循環的離職者とは、同じ会社で入退社を繰り返し、雇用保険の基本手当など(いわゆる失業保険)を受給する者のことを言い、一般的には「過去3年以内に3回以上同一の事業所に連続して就職し、かつ、その間に1回でも基本手当などを受けたことがある者」とされています。
この循環的離職者による基本手当などの受給は、自動車業界の期間工などを中心にかなり前から取り上げられてきた問題ですが、現状では、65歳以上の離職者で問題になることが増えてきていますので、今日はそのことについてお話ししたいと思います。
そもそも、循環的離職者が問題視されるのは、該当者と会社との間に再雇用の約束があるにもかかわらず、該当者が形式上退社して基本手当などを受給することは不正受給に当たるためです。

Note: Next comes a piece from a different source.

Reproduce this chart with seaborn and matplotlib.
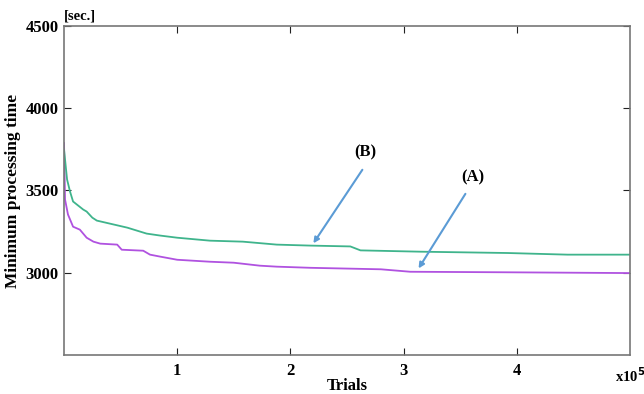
import matplotlib
matplotlib.use("Agg")
import matplotlib.pyplot as plt
import seaborn as sns
import pandas as pd

# Trials (x10^5) and minimum processing time [sec.]
trials_a = [0.0, 0.009, 0.035, 0.08, 0.14, 0.20, 0.26, 0.32, 0.47, 0.51, 0.70, 0.76, 0.85,
            1.0, 1.29, 1.50, 1.73, 1.88, 2.18, 2.8, 3.06, 3.86, 5.0]
time_a = [3790, 3445, 3354, 3280, 3262, 3213, 3189, 3177, 3171, 3140, 3134, 3110, 3098,
          3079, 3067, 3061, 3043, 3037, 3030, 3021, 3006, 3003, 2998]

trials_b = [0.0, 0.027, 0.053, 0.08, 0.17, 0.20, 0.25, 0.29, 0.56, 0.73, 0.85, 1.0, 1.29,
            1.58, 1.88, 2.18, 2.53, 2.62, 3.15, 3.92, 4.45, 5.0]
time_b = [3750, 3567, 3494, 3433, 3384, 3372, 3335, 3317, 3274, 3238, 3226, 3213, 3195,
          3189, 3171, 3165, 3160, 3136, 3128, 3120, 3110, 3110]

x_ticks = [1, 2, 3, 4]
y_ticks = [3000, 3500, 4000, 4500]

df = pd.concat([
    pd.DataFrame({"trials": trials_a, "time": time_a, "series": "(A)"}),
    pd.DataFrame({"trials": trials_b, "time": time_b, "series": "(B)"}),
])

sns.set_style("ticks")
plt.rcParams["font.family"] = ["Liberation Serif", "DejaVu Serif"]
plt.rcParams["font.weight"] = "bold"
plt.rcParams["text.color"] = "black"
plt.rcParams["axes.labelcolor"] = "black"
plt.rcParams["xtick.color"] = "black"
plt.rcParams["ytick.color"] = "black"

fig = plt.figure(figsize=(6.44, 3.94), dpi=100)
ax = fig.add_axes([0.0994, 0.099, 0.8786, 0.835])

sns.lineplot(data=df, x="trials", y="time", hue="series",
             palette={"(A)": "#b052e0", "(B)": "#3fb48c"},
             linewidth=1.3, legend=False, ax=ax, sort=False)

ax.set_xlim(0, 5)
ax.set_ylim(2500, 4500)
ax.set_xticks(x_ticks)
ax.set_xticklabels([str(t) for t in x_ticks], fontweight="bold", fontsize=12)
ax.set_yticks(y_ticks)
ax.set_yticklabels([str(t) for t in y_ticks], fontweight="bold", fontsize=12)
ax.tick_params(direction="in", length=5, top=True, right=True, color="#222222")
ax.tick_params(axis="x", pad=6)
ax.tick_params(axis="y", pad=4)
for s in ax.spines.values():
    s.set_color("#777777")
    s.set_linewidth(1.2)

ax.set_xlabel("Trials", fontweight="bold", fontsize=12)
ax.set_ylabel("Minimum processing time", fontweight="bold", fontsize=12.5)
ax.xaxis.set_label_coords(0.5, -0.07)
ax.yaxis.set_label_coords(-0.076, 0.5)
ax.text(0.0, 1.012, "[sec.]", transform=ax.transAxes, fontsize=10.5, fontweight="bold",
        ha="left", va="bottom")
ax.text(1.0, -0.035, r"x10$^{\mathbf{5}}$", transform=ax.transAxes, fontsize=10.5,
        fontweight="bold", ha="center", va="top")

arrow = dict(arrowstyle="-|>", color="#5b9bd5", lw=1.5, mutation_scale=8)
ax.annotate("", xy=(2.19, 3165), xytext=(2.65, 3640), arrowprops=arrow)
ax.annotate("", xy=(3.12, 3012), xytext=(3.56, 3494), arrowprops=arrow)
ax.text(2.66, 3730, "(B)", fontsize=12, fontweight="bold", ha="center", va="center")
ax.text(3.61, 3580, "(A)", fontsize=12, fontweight="bold", ha="center", va="center")

fig.savefig("out.png", dpi=100)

このため、ハローワークでは基本手当などの受給資格の決定に際してその確認を慎重に行うことになっていますが、該当者が循環的離職者と判断されれば、基本手当などの受給要件を満たしていてもその受給資格を得られない可能性がありますし、その者がこれまでに受給した基本手当などについても、会社側も連帯して返還命令などの処分が下されることもあります。
さて、一般的に失業保険とは、65歳未満の離職者であれば、4週間ごとに失業認定を受けたうえで支給される基本手当のことを指しますが、65歳以上の離職者であれば、まとめて一時金として支給される高年齢求職者給付金のことを指します。

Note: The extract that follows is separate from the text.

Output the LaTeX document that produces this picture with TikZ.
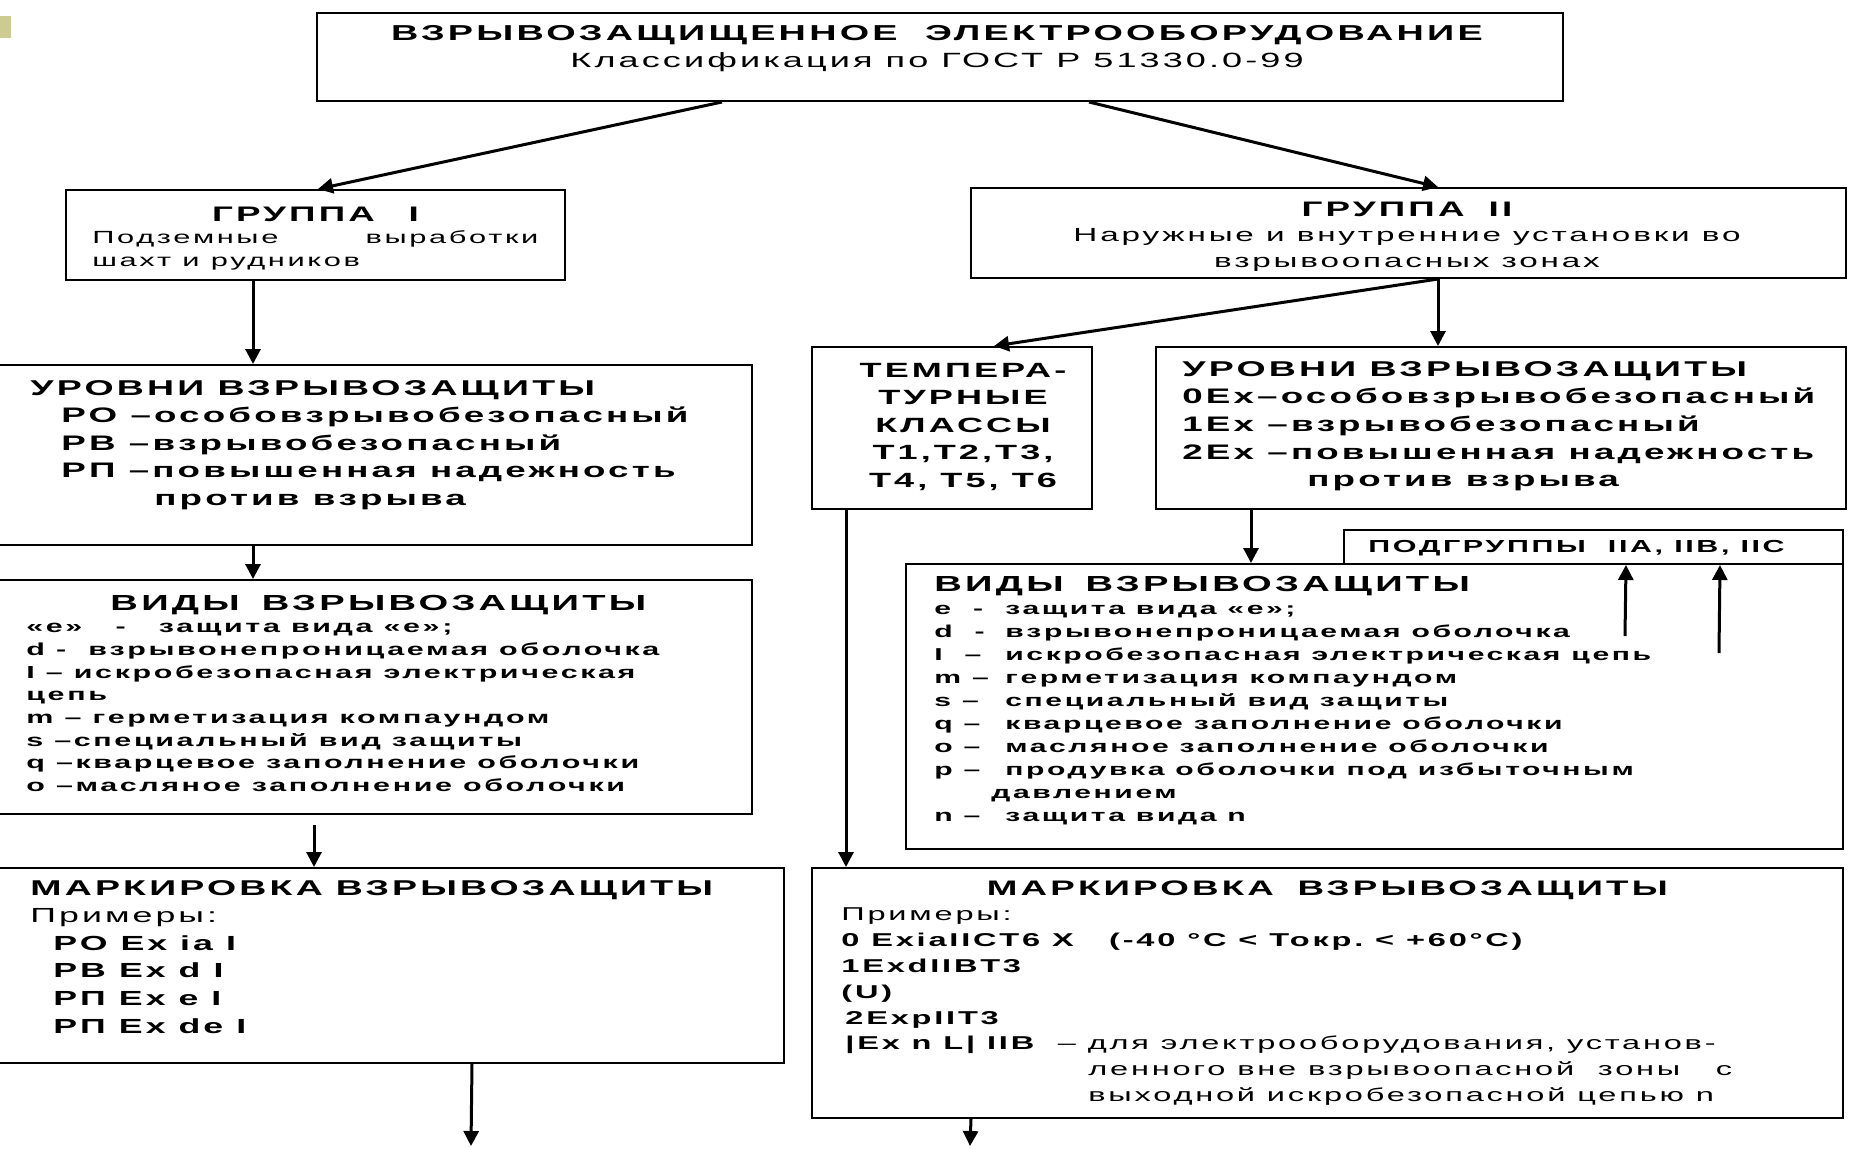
\documentclass[tikz,border=0pt]{standalone}
\usepackage{fontspec}
\setmainfont{Liberation Sans}[FakeStretch=1.75,LetterSpace=15]
\usetikzlibrary{arrows.meta}
\definecolor{khaki}{RGB}{204,204,146}
\newcommand{\setfs}[2]{\fontsize{#1}{#2}\selectfont}
\newcommand{\itm}[2]{\makebox[35.5pt][l]{#1}#2}
\begin{document}
\begin{tikzpicture}[x=0.5pt, y=-0.5pt,
  box/.style={draw, line width=1pt, inner sep=0pt, anchor=north west},
  txt/.style={inner sep=0pt, anchor=base west, align=left,
    execute at begin node={\spaceskip=\fontdimen2\font\xspaceskip=\fontdimen2\font\relax}},
  ctxt/.style={inner sep=0pt, anchor=base, align=center,
    execute at begin node={\spaceskip=\fontdimen2\font\xspaceskip=\fontdimen2\font\relax}},
  arr/.style={line width=1.5pt, -{Triangle[length=7.5pt,width=7.5pt]}}]
\useasboundingbox (0,0) rectangle (1854,1148);
\fill[white] (0,0) rectangle (1854,1148);
\fill[khaki] (0,16) rectangle (11,38);

% boxes
\node[box, minimum width=623pt, minimum height=44pt] (head) at (316,12) {};
\node[box, minimum width=249.5pt, minimum height=45pt] (grI) at (65,189) {};
\node[box, minimum width=437.5pt, minimum height=45pt] (grII) at (970,187) {};
\node[box, minimum width=380.5pt, minimum height=90pt] (lvlL) at (-10,364) {};
\node[box, minimum width=380.5pt, minimum height=117pt] (typL) at (-10,579) {};
\node[box, minimum width=396.5pt, minimum height=97.5pt] (mrkL) at (-10,867) {};
\node[box, minimum width=140pt, minimum height=81pt] (temp) at (811,346) {};
\node[box, minimum width=345pt, minimum height=81pt] (lvlR) at (1155,346) {};
\node[box, minimum width=249.5pt, minimum height=17pt] (sub) at (1343,529) {};
\node[box, minimum width=468.5pt, minimum height=142.5pt] (typR) at (905,563) {};
\node[box, minimum width=515.5pt, minimum height=125pt] (mrkR) at (811,867) {};

% texts
\node[ctxt, font=\bfseries\setfs{10.8}{13}] (headT) at (937,40) {ВЗРЫВОЗАЩИЩЕННОЕ \ ЭЛЕКТРООБОРУДОВАНИЕ};
\node[ctxt, font=\setfs{10.3}{11}] (headS) at (937,67) {Классификация по ГОСТ Р 51330.0-99};
\node[txt, text width=223pt, font=\setfs{8.8}{11.25}] (grItx) at (92,221) {\makebox[\linewidth]{\bfseries\setfs{10.5}{11.25}ГРУППА \ \ I}\\ \makebox[\linewidth]{Подземные\hfill выработки}\\ шахт и рудников};
\node[ctxt, text width=430pt, font=\setfs{9.5}{12.75}] (grIItx) at (1407,216) {{\bfseries\setfs{10.5}{12.75}ГРУППА \ II}\\ Наружные и внутренние установки во\\ взрывоопасных зонах};
\node[txt, text width=360pt, font=\bfseries\setfs{10.5}{13.75}] (lvlLtx) at (30,395) {{\setfs{10.7}{13.75}УРОВНИ ВЗРЫВОЗАЩИТЫ}\\ \hspace*{15.5pt}РО –особовзрывобезопасный\\ \hspace*{15.5pt}РВ –взрывобезопасный\\ \hspace*{15.5pt}РП –повышенная надежность\\ \hspace*{62pt}против взрыва};
\node[txt, text width=352pt, font=\bfseries\setfs{8.7}{11.35}] (typLtx) at (26,610) {\makebox[\linewidth]{\setfs{10.9}{11.35}ВИДЫ \ ВЗРЫВОЗАЩИТЫ}\\ «е» \ \ - \ \ защита вида «е»;\\ d - \ взрывонепроницаемая оболочка\\ I – искробезопасная электрическая\\ цепь\\ m – герметизация компаундом\\ s –специальный вид защиты\\ q –кварцевое заполнение оболочки\\ o –масляное заполнение оболочки};
\node[txt, text width=370pt, font=\bfseries\setfs{10.2}{13.8}] (mrkLtx) at (30,895) {{\setfs{10.7}{13.8}МАРКИРОВКА ВЗРЫВОЗАЩИТЫ}\\ {\mdseries Примеры:}\\ \hspace*{11.5pt}РО Ex ia I\\ \hspace*{11.5pt}РВ Ex d I\\ \hspace*{11.5pt}РП Ex e I\\ \hspace*{11.5pt}РП Ex de I};
\node[ctxt, text width=135pt, font=\bfseries\setfs{10.3}{13.75}] (temptx) at (963,377) {ТЕМПЕРА-\\ ТУРНЫЕ\\ КЛАССЫ\\ Т1,Т2,Т3,\\ Т4, Т5, Т6};
\node[txt, text width=330pt, font=\bfseries\setfs{10.5}{13.85}] (lvlRtx) at (1182,376) {{\setfs{10.7}{13.85}УРОВНИ ВЗРЫВОЗАЩИТЫ}\\ 0Ex–особовзрывобезопасный\\ 1Ex –взрывобезопасный\\ 2Ex –повышенная надежность\\ \hspace*{62.5pt}против взрыва};
\node[txt, text width=240pt, font=\bfseries\setfs{8.7}{10}] (subtx) at (1368,552) {ПОДГРУППЫ \ IIA, IIB, IIC};
\node[txt, text width=455pt, font=\bfseries\setfs{8.6}{11.5}] (typRtx) at (934,591) {{\setfs{10.9}{11.5}ВИДЫ \ ВЗРЫВОЗАЩИТЫ}\\ \itm{e \ -}{защита вида «е»;}\\ \itm{d \ -}{взрывонепроницаемая оболочка}\\ \itm{I \ –}{искробезопасная электрическая цепь}\\ \itm{m –}{герметизация компаундом}\\ \itm{s –}{специальный вид защиты}\\ \itm{q –}{кварцевое заполнение оболочки}\\ \itm{o –}{масляное заполнение оболочки}\\ \itm{p –}{продувка оболочки под избыточным}\\ \hspace*{28.5pt}давлением\\ \itm{n –}{защита вида n}};
\node[txt, text width=486pt, font=\bfseries\setfs{9.3}{12.9}] (mrkRtx) at (841,895) {\makebox[\linewidth]{\setfs{10.5}{12.9}МАРКИРОВКА \ ВЗРЫВОЗАЩИТЫ}\\ {\mdseries Примеры:}\\ 0 ExiaIICT6 X \ \ (-40 °С < Токр. < +60°С)\\ 1ExdIIBT3\\ (U)\\ \hspace*{2pt}2ExpIIT3\\ \hspace*{2pt}|Ex n L| IIB \ {\mdseries – для электрооборудования, установ-}\\ \hspace*{123.5pt}{\mdseries ленного вне взрывоопасной \ зоны \ \ с}\\ \hspace*{123.5pt}{\mdseries выходной искробезопасной цепью n}};

% free ends
\coordinate (endL) at (471,1146);
\coordinate (endR) at (970,1146);
\coordinate (upA) at (1625,636);
\coordinate (upB) at (1719,653);

% arrows
\draw[arr] ([xshift=-109pt]head.south) -- ([xshift=1.25pt]grI.north);
\draw[arr] ([xshift=74.5pt]head.south) -- ([xshift=14.75pt]grII.north);
\draw[arr] ([xshift=-31.25pt]grI.south) -- ([xshift=-59.25pt]lvlL.north);
\draw[arr] ([xshift=-59.25pt]lvlL.south) -- ([xshift=-59.25pt]typL.north);
\draw[arr] ([xshift=-28.75pt,yshift=-5pt]typL.south) -- ([xshift=-36.75pt]mrkL.north);
\draw[arr] ([xshift=42.25pt]mrkL.south) -- (endL);
\draw[arr] ([xshift=14.75pt]grII.south) -- ([xshift=21pt]temp.north);
\draw[arr] ([xshift=14.75pt]grII.south) -- ([xshift=-31.5pt]lvlR.north);
\draw[arr] ([xshift=-53pt]temp.south) -- ([xshift=-240.75pt]mrkR.north);
\draw[arr] ([xshift=-125pt]lvlR.south) -- ([xshift=-61.75pt]typR.north);
\draw[arr] (upA) -- ([xshift=16.25pt]sub.south);
\draw[arr] (upB) -- ([xshift=63.25pt]sub.south);
\draw[arr] ([xshift=-178.25pt]mrkR.south) -- (endR);
\end{tikzpicture}
\end{document}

循環的離職者は、これまでは基本手当の受給時に問題になることが多かったですが、現状では、次のような理由から高年齢求職者給付金の受給時にも問題になることが増えてきています。
①再雇用のパターンが多様化していること
②高年齢求職者給付金の受給に際して求められる被保険者期間が「離職前1年間に通算6か月以上」であり、基本手当の原則「離職前2年間に通算12か月以上」よりもハードルが低いこと
③2017年(平成29年)1月の改正雇用保険法の施行により、65歳以上の再就職者も雇用保険被保険者となる整理になったため、これまで一生に1回しか受給できなかった高年齢求職者給付金が何度でも受給できるようになったこと
基本手当や高年齢求職者給付金の受給資格などについては様々な例外的取り扱いがあります。以前いた従業員を雇用する場合にその者が循環的離職者に当たるのかどうかについてはお近くのハローワークでご確認ください。